Quem detém a última palavra sobre o significado da Constituição?

A Proposta de Emenda Constitucional (PEC) 33 altera a quantidade mínima de votos de membros de tribunais para a declaração de inconstitucionalidade de leis; condiciona o efeito vinculante de súmulas aprovadas pelo Supremo Tribunal Federal (STF) à aprovação pelo Poder Legislativo e submete ao Congresso Nacional a decisão sobre a inconstitucionalidade de Emendas à Constituição. Também estabelece que, caso o Congresso Nacional se manifeste contrariamente à decisão prolatada pelo Supremo Tribunal Federal, a controvérsia seja submetida à consulta popular.
Como encarar essa proposta de emenda à Constituição? Ela é reação vingativa do Poder Legislativo contra o Poder Judiciário ou mera disputa de poder entre os juízes e legisladores para definir quem tem a última palavra sobre o significado da Constituição? A PEC 33 pode abrir novas possibilidades na forma como se encara a separação entre os poderes e a forma de cada um exercer suas competências e funções?
A PEC 33 pode representar a possibilidade de se estabelecer uma reflexão mais profunda e também mais profícua sobre a separação entre os poderes e como deve se dar a interação entre eles, especialmente quando essa relação envolve o significado, conteúdo e alcance dos direitos e deveres previstos pela Constituição de 1988.
Nesse sentido, ao se afirmar que ao Supremo Tribunal Federal (STF) cabe a defesa da Constituição e daí se concluir que só ele, e apenas ele, pode definir qual é o significado da Constituição tem-se uma compreensão limitada, desprovida de justificação, conteúdo e legitimidade. Se é certo que o constituinte definiu no art. 102 da Constituição da República que ao STF cabe a guarda da Constituição, o significado dessa norma não é dado como a leitura mais apressada ou mais ingênua quer fazer crer. Ao contrário, o conteúdo e alcance dessa norma deve ser construído, definido pelo intérprete. O STF ao interpretar esse seu dever previsto pela Constituição estabeleceu que ele, como guardião da Constituição, é quem detém a última palavra sobre a interpretação da Constituição. Vale aqui a seguinte pergunta: por que razão é o STF o intérprete privilegiado da Constituição e sua palavra, terminal, em relação ao que quer dizer a Constituição?
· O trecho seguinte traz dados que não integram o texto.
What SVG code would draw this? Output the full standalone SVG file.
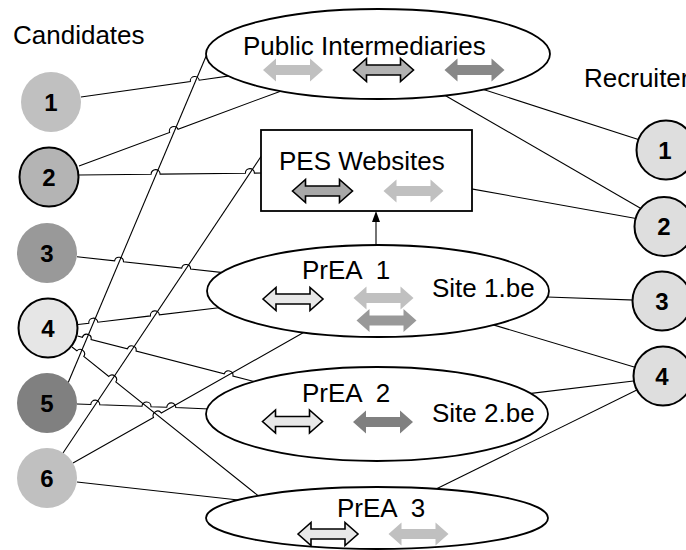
<svg xmlns="http://www.w3.org/2000/svg" xmlns:xlink="http://www.w3.org/1999/xlink" width="686" height="550" viewBox="0 0 686 550">
  <style>
    .lbl { font-family: "Liberation Sans", Arial, sans-serif; font-size: 26px; fill: #000; }
    .num { font-family: "Liberation Sans", Arial, sans-serif; font-size: 24px; font-weight: bold; fill: #000; text-anchor: middle; }
    .edge { fill: none; stroke: #000; stroke-width: 1.1; }
    .shape { fill: #fff; stroke: #000; stroke-width: 1.8; }
    .ring { stroke: #000; stroke-width: 2; }
    .out { stroke: #000; stroke-width: 1.6; stroke-linejoin: miter; }
  </style>
  <defs>
    <!-- two-headed arrow glyph, centred on the origin -->
    <path id="dbl" d="M-30,0 L-17,-11.5 L-17,-5 L17,-5 L17,-11.5 L30,0 L17,11.5 L17,5 L-17,5 L-17,11.5 Z"/>
  </defs>
  <rect width="686" height="550" fill="#fff"/>

  <!-- connectors (hops mark where a line passes over another) -->
  <g id="connectors" class="edge">
    <path d="M81,97 L190.3,81.5 A4.5,4.5 0 0 1 199.2,80.2 L235,75.1"/>
    <path d="M79,166 L169.6,132.4 A4.5,4.5 0 0 1 178,129.2 L284,89.9"/>
    <path d="M79,175 L151.1,174.2 A4.5,4.5 0 0 1 160.1,174.1 L245.4,173.2 A4.5,4.5 0 0 1 254.4,173.1 L263,173"/>
    <path d="M77,256.7 L114.6,260.8 A4.5,4.5 0 0 1 123.5,261.8 L181.7,268.1 A4.5,4.5 0 0 1 190.6,269.1 L230,273.4"/>
    <path d="M78,324.5 L88.8,323.2 A4.5,4.5 0 0 1 97.8,322.2 L150.4,315.9 A4.5,4.5 0 0 1 159.4,314.9 L225,307"/>
    <path d="M77.5,336 L82.4,337.3 A4.5,4.5 0 0 1 91.1,339.5 L127.4,348.9 A4.5,4.5 0 0 1 136.1,351.1 L224.2,373.9 A4.5,4.5 0 0 1 232.9,376.1 L262,383.6"/>
    <path d="M72,347 L76.8,350.8 A4.5,4.5 0 0 1 83.8,356.4 L108.8,376.4 A4.5,4.5 0 0 1 115.8,382 L262,498.8"/>
    <path d="M73,463 L153.5,417.4 A4.5,4.5 0 0 1 161.3,413 L315,326"/>
    <path d="M77,404 L90.8,404.5 A4.5,4.5 0 0 1 99.8,404.8 L142,406.3 A4.5,4.5 0 0 1 151,406.7 L166.8,407.2 A4.5,4.5 0 0 1 175.8,407.5 L215,409.2"/>
    <path d="M77,482 L245,500.7"/>
    <path d="M68,383 L207,54"/>
    <path d="M63,453 L263,153.5"/>
    <path d="M478,87.7 L660,146.4"/>
    <path d="M440,92.4 L650,213.7"/>
    <path d="M470,188.6 L650,221"/>
    <path d="M540,296.7 L650,300.6"/>
    <path d="M490,323.9 L650,371.8"/>
    <path d="M525,394.1 L650,379"/>
    <path d="M430,491.9 L650,383.6"/>
    <path d="M376,245 L376,221"/>
    <polygon points="376,211 372,222 380,222" fill="#000" stroke="none"/>
  </g>

  <text class="lbl" x="13" y="44">Candidates</text>
  <text class="lbl" x="584" y="87">Recruiters</text>

  <g id="public-intermediaries">
    <ellipse class="shape" cx="378" cy="54" rx="172" ry="45"/>
    <text class="lbl" x="243" y="55">Public Intermediaries</text>
    <use xlink:href="#dbl" x="293" y="70" fill="#c0c0c0"/>
    <use xlink:href="#dbl" x="383.5" y="70" fill="#b2b2b2" class="out"/>
    <use xlink:href="#dbl" x="474.5" y="70" fill="#888888"/>
  </g>

  <g id="pes-websites">
    <rect class="shape" x="261" y="130" width="211" height="81"/>
    <text class="lbl" x="279" y="170">PES Websites</text>
    <use xlink:href="#dbl" x="322.5" y="191" fill="#a8a8a8" class="out"/>
    <use xlink:href="#dbl" x="413.5" y="191" fill="#c0c0c0"/>
  </g>

  <g id="prea-1">
    <ellipse class="shape" cx="378" cy="291" rx="171" ry="46"/>
    <text class="lbl" x="302" y="279" xml:space="preserve">PrEA  1</text>
    <text class="lbl" x="432" y="297">Site 1.be</text>
    <use xlink:href="#dbl" x="293" y="299" fill="#e8e8e8" class="out"/>
    <use xlink:href="#dbl" x="383.5" y="298" fill="#c0c0c0"/>
    <use xlink:href="#dbl" x="386.5" y="320.5" fill="#999999"/>
  </g>

  <g id="prea-2">
    <ellipse class="shape" cx="377" cy="414" rx="171" ry="47"/>
    <text class="lbl" x="302" y="402" xml:space="preserve">PrEA  2</text>
    <text class="lbl" x="432" y="422">Site 2.be</text>
    <use xlink:href="#dbl" x="292.5" y="421.5" fill="#e8e8e8" class="out"/>
    <use xlink:href="#dbl" x="383" y="422" fill="#808080"/>
  </g>

  <g id="prea-3">
    <ellipse class="shape" cx="377" cy="518" rx="171" ry="31"/>
    <text class="lbl" x="337" y="517" xml:space="preserve">PrEA  3</text>
    <use xlink:href="#dbl" x="328" y="534" fill="#e8e8e8" class="out"/>
    <use xlink:href="#dbl" x="418.5" y="534" fill="#c0c0c0"/>
  </g>

  <!-- candidates -->
  <g id="candidate-1"><circle cx="51" cy="102" r="30" fill="#c0c0c0"/><text class="num" x="51" y="110.5">1</text></g>
  <g id="candidate-2"><circle class="ring" cx="49" cy="177" r="29.5" fill="#b4b4b4"/><text class="num" x="49" y="185.5">2</text></g>
  <g id="candidate-3"><circle cx="47" cy="253" r="30" fill="#999999"/><text class="num" x="47" y="261.5">3</text></g>
  <g id="candidate-4"><circle class="ring" cx="48" cy="328" r="29.5" fill="#e6e6e6"/><text class="num" x="48" y="336.5">4</text></g>
  <g id="candidate-5"><circle cx="47" cy="403" r="30" fill="#808080"/><text class="num" x="47" y="411.5">5</text></g>
  <g id="candidate-6"><circle cx="47" cy="478" r="30" fill="#c0c0c0"/><text class="num" x="47" y="486.5">6</text></g>

  <!-- recruiters -->
  <g id="recruiter-1"><circle class="ring" cx="666" cy="150" r="29.5" fill="#dedede"/><text class="num" x="665" y="158.5">1</text></g>
  <g id="recruiter-2"><circle class="ring" cx="664" cy="226.5" r="29.5" fill="#dedede"/><text class="num" x="664" y="235">2</text></g>
  <g id="recruiter-3"><circle class="ring" cx="662" cy="301" r="29.5" fill="#dedede"/><text class="num" x="662" y="309.5">3</text></g>
  <g id="recruiter-4"><circle class="ring" cx="663" cy="376" r="29.5" fill="#dedede"/><text class="num" x="662" y="384.5">4</text></g>
</svg>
Há, assim, uma supremacia do órgão judicial (o STF) em relação à interpretação da Constituição. Contudo, do ponto de vista democrático e deliberativo sobram motivos para não naturalizar essa atividade como absoluta e exclusiva do STF, bem como para criticá-la. Essa postura da supremacia judicial não fomenta uma ação conjunta, coordenada e colaborativa entre os Poderes na definição do que é a Constituição e dela resulta uma disputa (e não um diálogo) entre os poderes sobre quem então deve ter a última palavra. Assim, ao invés dos poderes buscarem de forma dialógica e colaborativa a melhor resposta sobre o significado da Constituição, eles passam a disputá-la, não importando se a resposta será boa ou ruim; se protegerá ou não nossos direitos fundamentais.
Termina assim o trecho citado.